■ TASK MATERIAL ■
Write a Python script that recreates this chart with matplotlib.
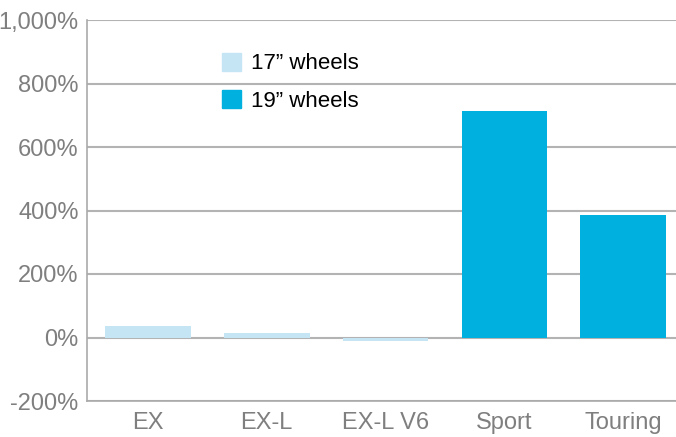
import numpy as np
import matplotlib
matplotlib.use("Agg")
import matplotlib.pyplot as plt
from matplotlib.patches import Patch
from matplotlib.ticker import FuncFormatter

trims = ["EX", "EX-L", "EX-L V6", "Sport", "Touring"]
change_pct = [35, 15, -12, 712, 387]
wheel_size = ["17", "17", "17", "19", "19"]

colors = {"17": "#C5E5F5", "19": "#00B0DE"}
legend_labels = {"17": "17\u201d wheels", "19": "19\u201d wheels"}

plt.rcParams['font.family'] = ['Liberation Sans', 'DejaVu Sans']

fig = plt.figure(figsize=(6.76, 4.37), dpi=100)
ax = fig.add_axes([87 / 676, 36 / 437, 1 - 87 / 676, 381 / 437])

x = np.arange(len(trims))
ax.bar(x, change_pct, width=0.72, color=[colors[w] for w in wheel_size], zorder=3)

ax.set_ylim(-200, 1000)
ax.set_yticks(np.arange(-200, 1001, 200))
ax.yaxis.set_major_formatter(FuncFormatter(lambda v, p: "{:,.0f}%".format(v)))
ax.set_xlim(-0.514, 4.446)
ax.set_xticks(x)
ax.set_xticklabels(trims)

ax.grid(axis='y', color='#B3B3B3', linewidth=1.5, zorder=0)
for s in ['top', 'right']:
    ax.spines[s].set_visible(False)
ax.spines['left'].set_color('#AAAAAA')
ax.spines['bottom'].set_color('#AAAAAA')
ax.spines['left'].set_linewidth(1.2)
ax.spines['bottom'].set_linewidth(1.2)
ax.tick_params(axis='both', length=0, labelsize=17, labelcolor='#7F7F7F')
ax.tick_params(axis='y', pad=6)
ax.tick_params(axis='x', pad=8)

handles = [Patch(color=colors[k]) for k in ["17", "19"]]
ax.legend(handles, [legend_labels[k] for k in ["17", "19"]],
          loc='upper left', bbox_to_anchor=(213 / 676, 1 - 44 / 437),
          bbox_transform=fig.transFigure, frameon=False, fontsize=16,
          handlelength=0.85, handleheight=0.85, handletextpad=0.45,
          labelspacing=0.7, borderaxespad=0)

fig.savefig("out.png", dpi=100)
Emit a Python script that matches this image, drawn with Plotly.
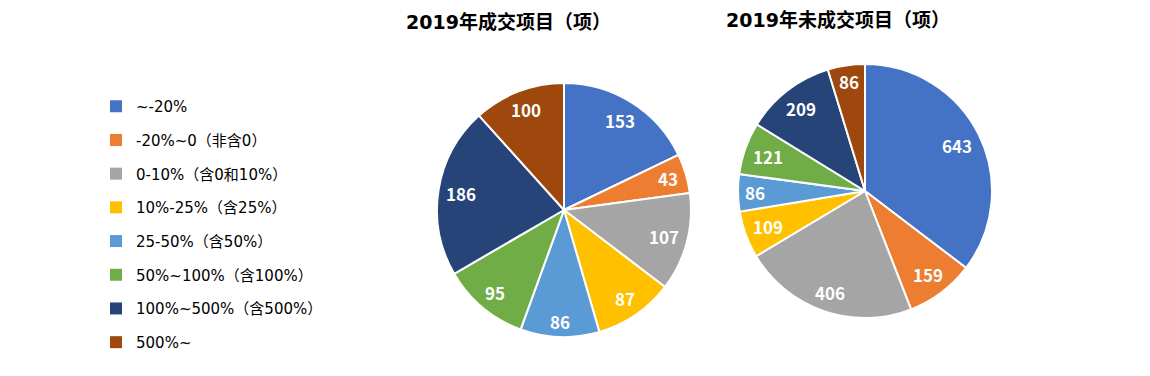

■ GIVEN REQUEST ■
Retype the data above exactly; pictures are not part of the copy.

■ CORRECT ANSWER ■
Write a Python script that recreates this chart with matplotlib.
import numpy as np
import matplotlib
matplotlib.use("Agg")
import matplotlib.pyplot as plt
from matplotlib.patches import Patch
from matplotlib.ticker import FuncFormatter

trims = ["EX", "EX-L", "EX-L V6", "Sport", "Touring"]
change_pct = [35, 15, -12, 712, 387]
wheel_size = ["17", "17", "17", "19", "19"]

colors = {"17": "#C5E5F5", "19": "#00B0DE"}
legend_labels = {"17": "17\u201d wheels", "19": "19\u201d wheels"}

plt.rcParams['font.family'] = ['Liberation Sans', 'DejaVu Sans']

fig = plt.figure(figsize=(6.76, 4.37), dpi=100)
ax = fig.add_axes([87 / 676, 36 / 437, 1 - 87 / 676, 381 / 437])

x = np.arange(len(trims))
ax.bar(x, change_pct, width=0.72, color=[colors[w] for w in wheel_size], zorder=3)

ax.set_ylim(-200, 1000)
ax.set_yticks(np.arange(-200, 1001, 200))
ax.yaxis.set_major_formatter(FuncFormatter(lambda v, p: "{:,.0f}%".format(v)))
ax.set_xlim(-0.514, 4.446)
ax.set_xticks(x)
ax.set_xticklabels(trims)

ax.grid(axis='y', color='#B3B3B3', linewidth=1.5, zorder=0)
for s in ['top', 'right']:
    ax.spines[s].set_visible(False)
ax.spines['left'].set_color('#AAAAAA')
ax.spines['bottom'].set_color('#AAAAAA')
ax.spines['left'].set_linewidth(1.2)
ax.spines['bottom'].set_linewidth(1.2)
ax.tick_params(axis='both', length=0, labelsize=17, labelcolor='#7F7F7F')
ax.tick_params(axis='y', pad=6)
ax.tick_params(axis='x', pad=8)

handles = [Patch(color=colors[k]) for k in ["17", "19"]]
ax.legend(handles, [legend_labels[k] for k in ["17", "19"]],
          loc='upper left', bbox_to_anchor=(213 / 676, 1 - 44 / 437),
          bbox_transform=fig.transFigure, frameon=False, fontsize=16,
          handlelength=0.85, handleheight=0.85, handletextpad=0.45,
          labelspacing=0.7, borderaxespad=0)

fig.savefig("out.png", dpi=100)
Emit a Python script that matches this image, drawn with Plotly.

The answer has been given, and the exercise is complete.